Imagine a wide-field camera -- 15,360 pixels wide by 2,160 high -- that produces seven terabytes of data per hour. That's over 1.9GB/sec. How do you store that?
Written by Robin Harris, Contributor

I saw such a camera at National Association of Broadcasters meet — the premier convention for content creators — from a company called Qamira (and they weren't alone) that stitches together input from multiple cameras to create a realtime virtual camera. The benefit: Set up the camera once to cover the entire visual field, and instead of moving a physical camera, you move a virtual camera within the field of view.

No cameraman, no missed shots, and the director has full remote control. But a lot of data.

Shooting in 4k — four times the data of today's 1080p HD — also generates a lot of data. And it looks like Thunderbolt 2 is becoming the preferred I/O bus for field use.

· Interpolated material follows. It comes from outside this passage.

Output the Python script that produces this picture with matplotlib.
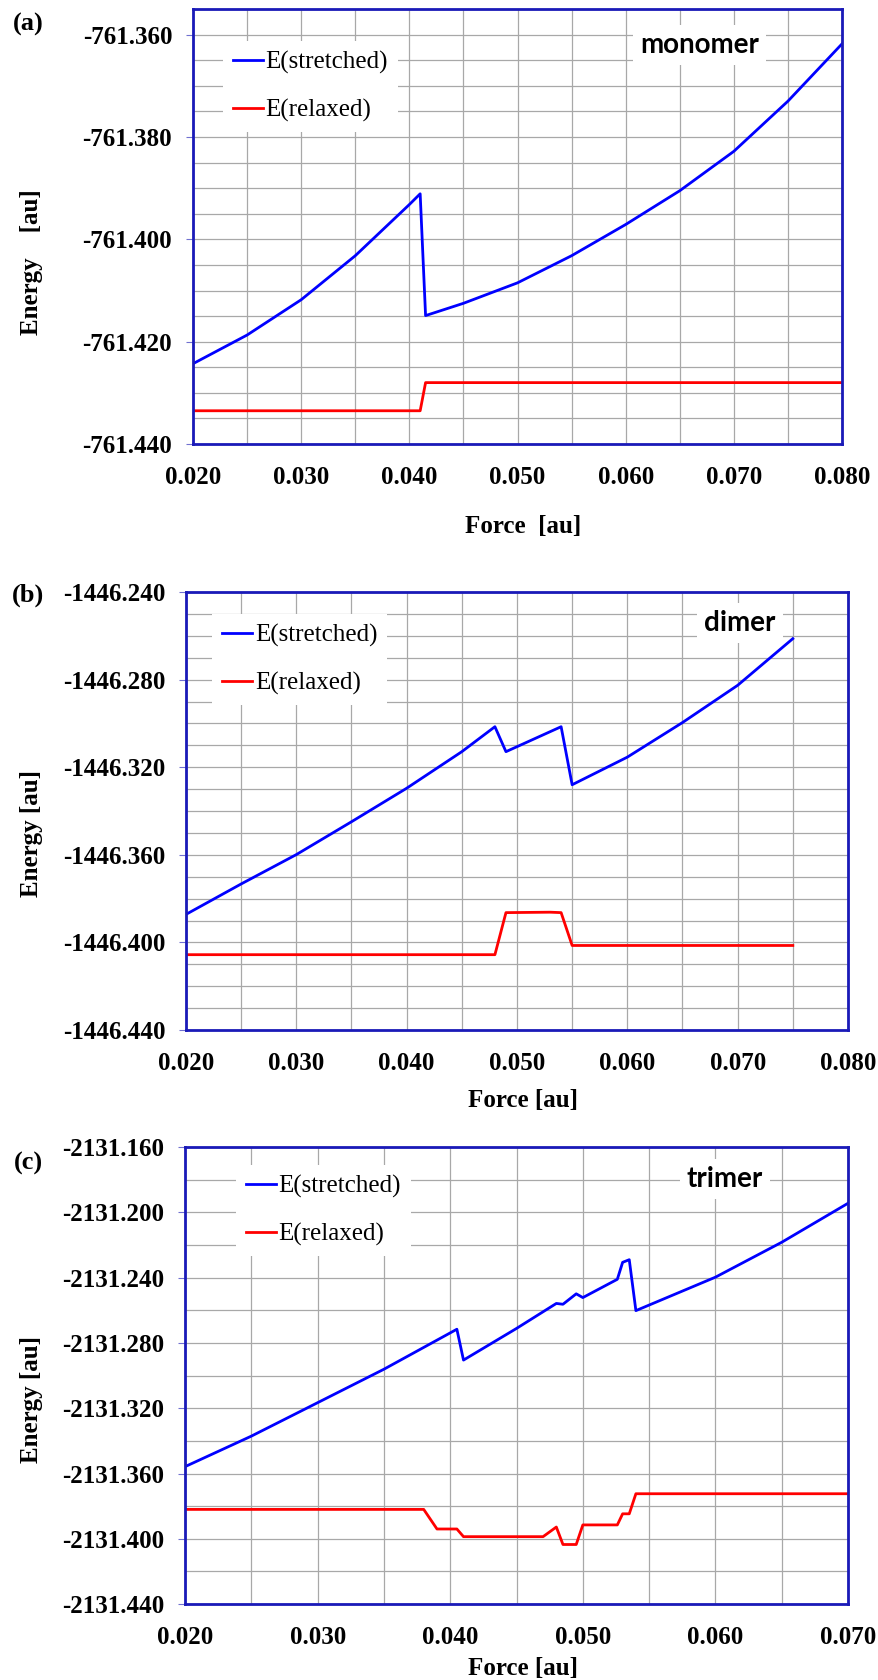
import numpy as np
import matplotlib.pyplot as plt
from matplotlib.ticker import MultipleLocator, FormatStrFormatter

plt.rcParams['axes.unicode_minus'] = False
plt.rcParams['font.family'] = ['Liberation Serif', 'DejaVu Serif']

# (a) monomer
xa_s = [0.020, 0.025, 0.030, 0.035, 0.040, 0.041, 0.0415, 0.045, 0.050,
        0.055, 0.060, 0.065, 0.070, 0.075, 0.080]
ya_s = [-761.4243, -761.4187, -761.4118, -761.4032, -761.3932, -761.3911,
        -761.4149, -761.4125, -761.4085, -761.4032, -761.3971, -761.3905,
        -761.3828, -761.3730, -761.3618]
xa_r = [0.020, 0.041, 0.0415, 0.080]
ya_r = [-761.4335, -761.4335, -761.4280, -761.4280]

# (b) dimer
xb_s = [0.020, 0.025, 0.030, 0.035, 0.040, 0.045, 0.048, 0.049, 0.054,
        0.055, 0.060, 0.065, 0.070, 0.075]
yb_s = [-1446.3872, -1446.3733, -1446.3599, -1446.3449, -1446.3296,
        -1446.3129, -1446.3015, -1446.3129, -1446.3015, -1446.3280,
        -1446.3154, -1446.2996, -1446.2826, -1446.2613]
xb_r = [0.020, 0.048, 0.049, 0.053, 0.054, 0.055, 0.075]
yb_r = [-1446.4056, -1446.4056, -1446.3864, -1446.3862, -1446.3864,
        -1446.4014, -1446.4014]

# (c) trimer
xc_s = [0.020, 0.025, 0.030, 0.035, 0.0405, 0.041, 0.045, 0.048, 0.0485,
        0.0495, 0.050, 0.0526, 0.053, 0.0535, 0.054, 0.060, 0.065, 0.070]
yc_s = [-2131.3558, -2131.3371, -2131.3166, -2131.2961, -2131.2716,
        -2131.2905, -2131.2711, -2131.2558, -2131.2563, -2131.2499,
        -2131.2522, -2131.2410, -2131.2306, -2131.2290, -2131.2602,
        -2131.2397, -2131.2183, -2131.1944]
xc_r = [0.020, 0.038, 0.039, 0.0405, 0.041, 0.047, 0.048, 0.0485, 0.0495,
        0.050, 0.0526, 0.053, 0.0535, 0.054, 0.070]
yc_r = [-2131.3820, -2131.3820, -2131.3940, -2131.3940, -2131.3987,
        -2131.3987, -2131.3928, -2131.4035, -2131.4035, -2131.3915,
        -2131.3915, -2131.3847, -2131.3847, -2131.3724, -2131.3724]

spine_col = '#1a1ab8'

panels = [
    dict(rect=[0.2196, 0.7357, 0.7383, 0.2589], xs=xa_s, ys=ya_s, xr=xa_r, yr=ya_r,
         xlim=(0.02, 0.08), ylim=(-761.44, -761.355), ymaj=0.02, ymin=0.005,
         name='monomer', npos=(0.780, 0.917), leg=(0.046, 0.927),
         tag='(a)', tagy=0.9857, ylab='Energy    [au]', ylaby=0.844,
         xlab='Force  [au]', xlaby=1 - 527 / 1680),
    dict(rect=[0.2116, 0.3869, 0.7531, 0.2607], xs=xb_s, ys=yb_s, xr=xb_r, yr=yb_r,
         xlim=(0.02, 0.08), ylim=(-1446.44, -1446.24), ymaj=0.04, ymin=0.01,
         name='dimer', npos=(0.837, 0.929), leg=(0.040, 0.950),
         tag='(b)', tagy=0.6458, ylab='Energy [au]', ylaby=0.504,
         xlab='Force [au]', xlaby=1 - 1100 / 1680),
    dict(rect=[0.2105, 0.0452, 0.7543, 0.2720], xs=xc_s, ys=yc_s, xr=xc_r, yr=yc_r,
         xlim=(0.02, 0.07), ylim=(-2131.44, -2131.16), ymaj=0.04, ymin=0.02,
         name='trimer', npos=(0.814, 0.930), leg=(0.077, 0.961),
         tag='(c)', tagy=0.3077, ylab='Energy [au]', ylaby=0.1667,
         xlab='Force [au]', xlaby=1 - 1668 / 1680),
]

fig = plt.figure(figsize=(8.79, 16.8), dpi=100)

for p in panels:
    ax = fig.add_axes(p['rect'])
    ax.plot(p['xs'], p['ys'], color='#0000ff', lw=2.0, label='E(stretched)')
    ax.plot(p['xr'], p['yr'], color='#ff0000', lw=2.0, label='E(relaxed)')
    ax.set_xlim(p['xlim'])
    ax.set_ylim(p['ylim'])

    ax.xaxis.set_major_locator(MultipleLocator(0.01))
    ax.xaxis.set_minor_locator(MultipleLocator(0.005))
    ax.yaxis.set_major_locator(MultipleLocator(p['ymaj']))
    ax.yaxis.set_minor_locator(MultipleLocator(p['ymin']))
    ax.xaxis.set_major_formatter(FormatStrFormatter('%.3f'))
    ax.yaxis.set_major_formatter(FormatStrFormatter('%.3f'))

    ax.grid(which='both', color='#a8a8a8', lw=0.9)
    ax.set_axisbelow(True)
    ax.tick_params(axis='x', which='both', length=0, pad=16)
    ax.tick_params(axis='y', which='major', length=5, color='#7070d0', pad=10)
    ax.tick_params(axis='y', which='minor', length=0)
    for lab in ax.get_xticklabels() + ax.get_yticklabels():
        lab.set_fontsize(18)
        lab.set_fontweight('bold')
    for s in ax.spines.values():
        s.set_color(spine_col)
        s.set_linewidth(2.0)

    leg = ax.legend(loc='upper left', bbox_to_anchor=p['leg'], borderaxespad=0,
                    frameon=True, fancybox=False, framealpha=1,
                    facecolor='white', edgecolor='none', fontsize=18,
                    handlelength=1.2, handletextpad=0.1, labelspacing=1.0)

    ax.text(p['npos'][0], p['npos'][1], p['name'], transform=ax.transAxes,
            ha='center', va='center', fontsize=20, fontweight='bold',
            family=['Lato', 'DejaVu Sans'],
            bbox=dict(facecolor='white', edgecolor='none', pad=5))

    fig.text(0.032, p['tagy'], p['tag'], ha='center', va='center',
             fontsize=19, fontweight='bold')
    fig.text(0.036, p['ylaby'], p['ylab'], ha='center', va='center',
             rotation=90, fontsize=18, fontweight='bold')
    fig.text(523 / 879, p['xlaby'], p['xlab'], ha='center', va='center',
             fontsize=18, fontweight='bold')

fig.savefig('out.png', dpi=100)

The wide support for Thunderbolt 2, including on Windows, made it clear that Thunderbolt is here to stay.

Storage is a driver

One storage vendor specializing in media and entertainment told me that they may drop next-gen SAS for their small arrays in favor of Thunderbolt, because of the performance, reliability, and convenience. Now that Windows support is growing — all Macs have had Thunderbolt for a couple of years — and Thunderbolt licensing costs are much lower, it just makes sense.

In addition, the availability of several Thunderbolt docks — I've started to test a couple — and audio/video capture devices from Blackmagic Design and AJA among others, means the creative workflow can be handled across Thunderbolt. On a notebook.

Intel counted over 250 Thunderbolt devices for sale. With motherboards, notebooks, and workstations from HP, Lenovo, ASUS, Dell, Gigabyte, Origin, and others.

The Storage Bits take

Thunderbolt isn't going to dislodge USB 3.0. Nor does it need to. For single drives and lower-speed devices, USB 3.0 is cheap and fast.

But for pro creatives, Thunderbolt 2 has earned a solid niche. For field video capture, ingest, storage, and output, nothing else is as convenient.

Seeing more than twice as many Thunderbolt products this year than last proves that vendors are seeing the value and the sales to justify continued investment. That's good news for content creators.

Comments welcome, of course. Don't forget, Intel designed Thunderbolt to go up to 100Gb/sec. It should last a few more years!